From the start, Savage's focus is more sociological than literary. Popular fiction and pulp magazine articles are examined as case histories; studies of juvenile delinquency and the lives of doomed poets are given equal weight. He nods respectfully to French poet Arthur Rimbaud and Romanticism, but his muse is pioneering American psychologist G. Stanley Hall, whose 1904 book "Adolescence" put a name to something that was in the air, but elusive and little understood.
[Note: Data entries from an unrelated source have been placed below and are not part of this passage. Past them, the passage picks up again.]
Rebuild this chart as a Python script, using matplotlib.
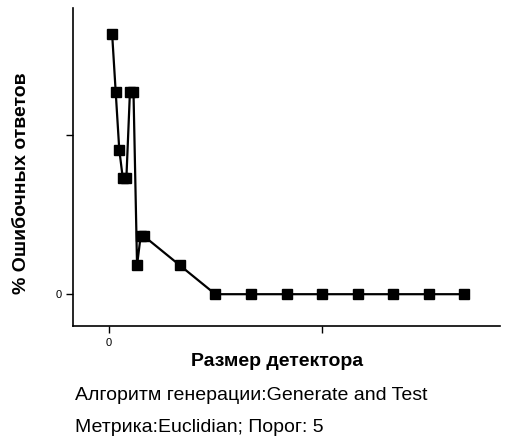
import numpy as np
import matplotlib
matplotlib.use('Agg')
import matplotlib.pyplot as plt

plt.rcParams['font.family'] = ['Liberation Sans', 'DejaVu Sans']

# detector size vs percent of wrong answers
det_size = [5, 10, 15, 20, 25, 30, 35, 40, 45, 50, 100,
            150, 200, 250, 300, 350, 400, 450, 500]
err_pct = [8.18, 6.36, 4.55, 3.64, 3.64, 6.36, 6.36, 0.91, 1.82, 1.82, 0.91,
           0, 0, 0, 0, 0, 0, 0, 0]

x_ticks = [0, 300]
x_ticklabels = ['0', '']
y_ticks = [0, 5]
y_ticklabels = ['0', '']

xlabel = 'Размер детектора'
ylabel = '% Ошибочных ответов'
caption1 = 'Алгоритм генерации:Generate and Test'
caption2 = 'Метрика:Euclidian; Порог: 5'

fig = plt.figure(figsize=(5.11, 4.41), dpi=100)
ax = fig.add_axes([73/511, 1-326/441, (500-73)/511, (326-8)/441])

ax.plot(det_size, err_pct, color='black', lw=1.6, marker='s',
        markersize=6.5, markerfacecolor='black', markeredgecolor='black')

ax.set_xlim(-50, 550)
ax.set_ylim(-1, 9)
ax.set_xticks(x_ticks)
ax.set_xticklabels(x_ticklabels)
ax.set_yticks(y_ticks)
ax.set_yticklabels(y_ticklabels)

for s in ['top', 'right']:
    ax.spines[s].set_visible(False)
for s in ['left', 'bottom']:
    ax.spines[s].set_linewidth(1.2)

ax.tick_params(axis='x', direction='out', length=5, width=1, labelsize=8, pad=4)
ax.tick_params(axis='y', direction='out', length=5, width=1, labelsize=8, pad=3)

fig.text(277/511, 1-362/441, xlabel, ha='center', va='center',
         fontsize=14, fontweight='bold')
fig.text(22/511, 1-183/441, ylabel, ha='center', va='center',
         rotation=90, fontsize=14, fontweight='bold')
fig.text(75/511, 1-400/441, caption1, ha='left', va='baseline', fontsize=14)
fig.text(75/511, 1-432/441, caption2, ha='left', va='baseline', fontsize=14)

fig.savefig('out.png', dpi=100)
plt.close()
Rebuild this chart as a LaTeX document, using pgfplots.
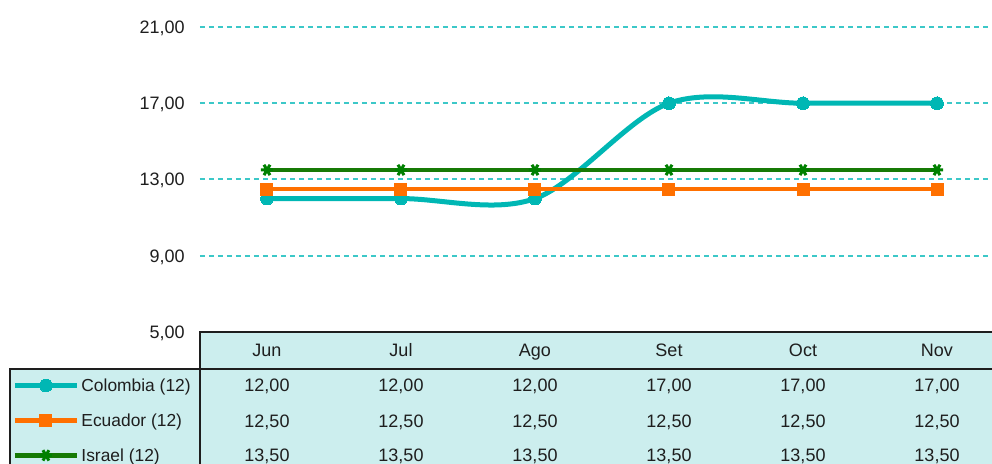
\documentclass[border=0pt]{standalone}
\usepackage{pgfplots}
\pgfplotsset{compat=1.18}
\usepackage{fontspec}
\setmainfont{Liberation Sans}
\definecolor{cteal}{RGB}{0,183,180}
\definecolor{corange}{RGB}{255,112,0}
\definecolor{cgreen}{RGB}{22,122,5}
\definecolor{cgrid}{RGB}{60,200,200}
\definecolor{cfill}{RGB}{204,238,238}
\definecolor{ctext}{RGB}{30,30,30}
\begin{document}
\fontsize{9pt}{11pt}\selectfont
\begin{tikzpicture}
\path[use as bounding box] (0,0) rectangle (496pt,-232pt);
\clip (0,0) rectangle (496pt,-232pt);
% table background
\fill[cfill] (100pt,-166pt) rectangle (510pt,-184.5pt);
\fill[cfill] (5pt,-184.5pt) rectangle (510pt,-240pt);
\begin{axis}[
  at={(100pt,-166pt)}, anchor=south west, scale only axis,
  width=402pt, height=152.5pt,
  xmin=-0.5, xmax=5.5, ymin=5, ymax=21,
  axis line style={draw=none}, major tick length=0pt,
  xtick={0,...,5}, xticklabels={Jun,Jul,Ago,Set,Oct,Nov},
  every tick label/.append style={font=\fontsize{9pt}{11pt}\selectfont, text=ctext},
  xticklabel style={anchor=center, yshift=-9pt, inner sep=0pt, text height=6.4pt, text depth=0pt},
  ytick={5,9,13,17,21},
  yticklabel style={anchor=east, inner sep=0pt, xshift=-7.5pt, text height=6.4pt, text depth=0pt,
    /pgf/number format/fixed, /pgf/number format/fixed zerofill, /pgf/number format/precision=2,
    /pgf/number format/use comma, /pgf/number format/assume math mode=true},
  ymajorgrids, xmajorgrids=false,
  grid style={cgrid, dash pattern=on 2.5pt off 2pt, line width=1pt},
  major grid style={cgrid, dash pattern=on 2.5pt off 2pt, line width=1pt},
  y grid style={cgrid, dash pattern=on 2.5pt off 2pt, line width=1pt},
  legend style={at={(-0.2338,-0.1528)}, anchor=north west, draw=none, fill=none,
    inner sep=0pt, row sep=11.1pt, column sep=1pt,
    nodes={inner sep=0pt, anchor=west, text height=6.4pt, text depth=0pt,
      font=\fontsize{8.7pt}{11pt}\selectfont, text=ctext}},
  legend cell align=left,
  legend image code/.code={\draw[mark repeat=2,mark phase=2,#1] plot coordinates {(0pt,0pt) (15.5pt,0pt) (31pt,0pt)};},
]
\addplot[cteal, line width=2.5pt, smooth, tension=0.55, mark=*, mark size=3.2pt,
  mark options={solid, fill=cteal, draw=cteal, line width=0pt}]
  coordinates {(0,12) (1,12) (2,12) (3,17) (4,17) (5,17)};
\addlegendentry{Colombia (12)}
\addplot[corange, line width=2.1pt, mark=square*, mark size=3pt,
  mark options={solid, fill=corange, draw=corange, line width=0pt}]
  coordinates {(0,12.5) (1,12.5) (2,12.5) (3,12.5) (4,12.5) (5,12.5)};
\addlegendentry{Ecuador (12)}
\addplot[cgreen, line width=2.1pt, mark=asterisk, mark size=3pt,
  mark options={solid, rotate=90, draw=green!50!black, line width=1.5pt}]
  coordinates {(0,13.5) (1,13.5) (2,13.5) (3,13.5) (4,13.5) (5,13.5)};
\addlegendentry{Israel (12)}
\end{axis}
% table borders
\draw[ctext, line width=1.4pt] (100pt,-240pt) -- (100pt,-166pt) -- (510pt,-166pt);
\draw[ctext, line width=1.4pt] (5pt,-240pt) -- (5pt,-184.5pt) -- (510pt,-184.5pt);
% table values
\foreach \i/\a/\b/\c in {0/{12,00}/{12,50}/{13,50}, 1/{12,00}/{12,50}/{13,50}, 2/{12,00}/{12,50}/{13,50}, 3/{17,00}/{12,50}/{13,50}, 4/{17,00}/{12,50}/{13,50}, 5/{17,00}/{12,50}/{13,50}} {
  \pgfmathsetmacro{\xx}{133.5+67*\i}
  \node[text=ctext, inner sep=0pt, text height=6.4pt, text depth=0pt] at (\xx pt,-192.5pt) {\a};
  \node[text=ctext, inner sep=0pt, text height=6.4pt, text depth=0pt] at (\xx pt,-210.5pt) {\b};
  \node[text=ctext, inner sep=0pt, text height=6.4pt, text depth=0pt] at (\xx pt,-227.5pt) {\c};
}
\end{tikzpicture}
\end{document}
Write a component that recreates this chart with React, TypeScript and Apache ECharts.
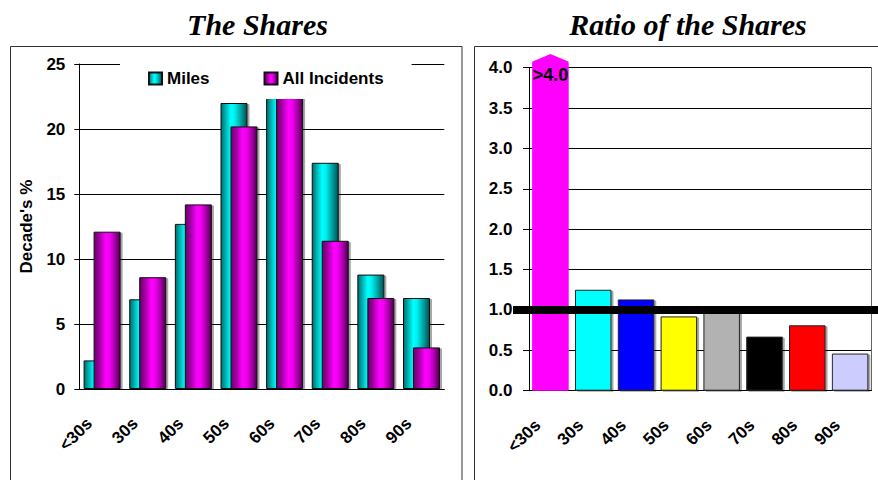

Media sensationalism played a defining role too. Savage cites the case of Jesse Pomeroy, convicted at 15 of brutally murdering two Boston children in 1874. He achieved infamy when his jailhouse letters were serialized in the tabloid press in 1875. And in 1899, when Illinois became the first state to establish a separate court for accused offenders under age 16, it marked a "crucial step in the construction of adolescence as a separate stage of life," Savage writes.
A veteran English journalist, Savage compares and contrasts youthful troublemakers and fledgling criminals of all stripes on both sides of the Atlantic: ruffians and prowlers, hooligans and turf-defending "scuttlers," Mohawk-wearing delinquents in London and the "Apaches" of Paris. "By the time they were in their early 20s," he observes, "they were either in prison or all used up." There are echoes of "Low Life" by Luc Sante and Herbert Asbury's "The Gangs of New York," but Savage looks beyond the underworld, noting the growing number of youthful "porters, domestic servants, errand boys and street sellers" by the early 1900s. This emergence of child labor coincided with a deluge of consumer products aimed at young people, most prominently a new entertainment medium that included the shocking crime stories of British "penny dreadfuls" and uplifting so-called boy books. The new market was not gender-specific. "By the end of the 1900s," Savage reflects, "there were already a bewildering number of products targeted at young women."